Farmers reveal the devastating, decade-old impact of the supermarkets’ price war and argue generic milk should cost upwards of $2.56/litre.
Australian dairy farmers are sounding the alarm over the severe financial disparity between current milk retail prices and historical inflation rates, revealing a persistent market distortion created by the supermarkets’ long-standing price war. Retail data shows that today’s milk prices are sitting approximately $1.50 below natural inflation. This enduring imbalance is attributed to the reverberating effects of the decade-old “$1-a-litre” promotion, originally introduced as a controversial loss leader by Aldi, Coles, and Woolworths 15 years ago, which continues to artificially suppress price expectations.
Historical dairy economics data underscores the extent of this market failure. If milk prices dating back to the 1970s had merely followed the natural inflation rate over the last half-century, consumers today would be paying upwards of $3.50 per litre. Even accounting for efficiency gains from mechanization in the 1990s and 2000s, inflation data suggests that generic milk should be priced realistically between $2.56 and $2.95 a litre if the dollar-a-litre promotion had never been implemented.
Gippsland farmer Chris Griffin, who was president of the Australian Dairy Farmers group at the time of the 2011 launch, confirms that the controversial promotion still severely distorts customer expectations.
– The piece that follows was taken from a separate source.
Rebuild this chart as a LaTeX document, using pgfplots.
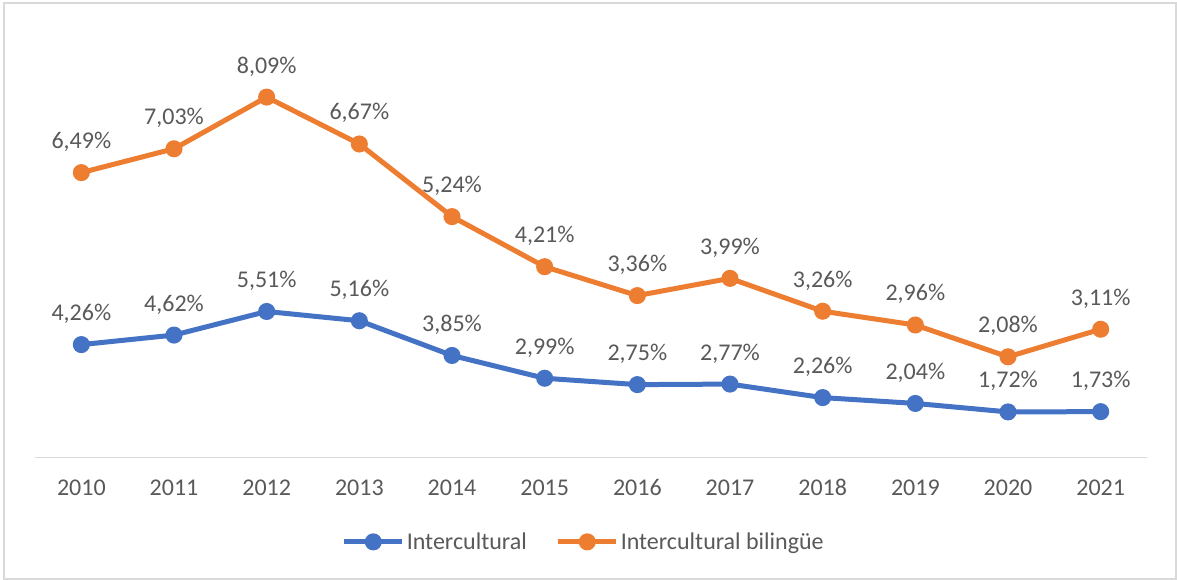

While the “big three” supermarkets have marginally increased prices from the $1 base since 2019, Griffin asserts that a true sustainable price must be above $2 a litre to ensure a profit margin for every link in the supply chain—from the raw producer to the processor and the retailer. This domestic crisis contrasts sharply with international markets, as Australia stands as the only nation in the industrialised world paying less than $A2 a litre for milk.
Industry leaders are demanding a rapid change in retail strategy. eastAUSmilk president Joe Bradley stressed the urgent need for all three major supermarkets to raise prices above the $2 threshold and commit to passing those gains onto farmers. Bradley argued that the promotion “has really set back dairy farming in this country,” pointing out the economic absurdity: “Every other item on the supermarket shelves has risen with inflation but milk is expected to magically appear in the fridge at stupidly low prices.”
In response, a Coles spokeswoman defended the retailer’s actions, highlighting their 2019 introduction of a direct sourcing model for their own-brand milk (later extended to cheese in 2021). Coles claims this model offers “competitive and guaranteed farmgate prices” to farmers through longer-term contracts (one, two, or three-year agreements) to provide greater income security and encourage investment in sustainability. An Aldi spokesperson also stated the company would “continue to work with our supply partners to review pricing across the dairy category as required.”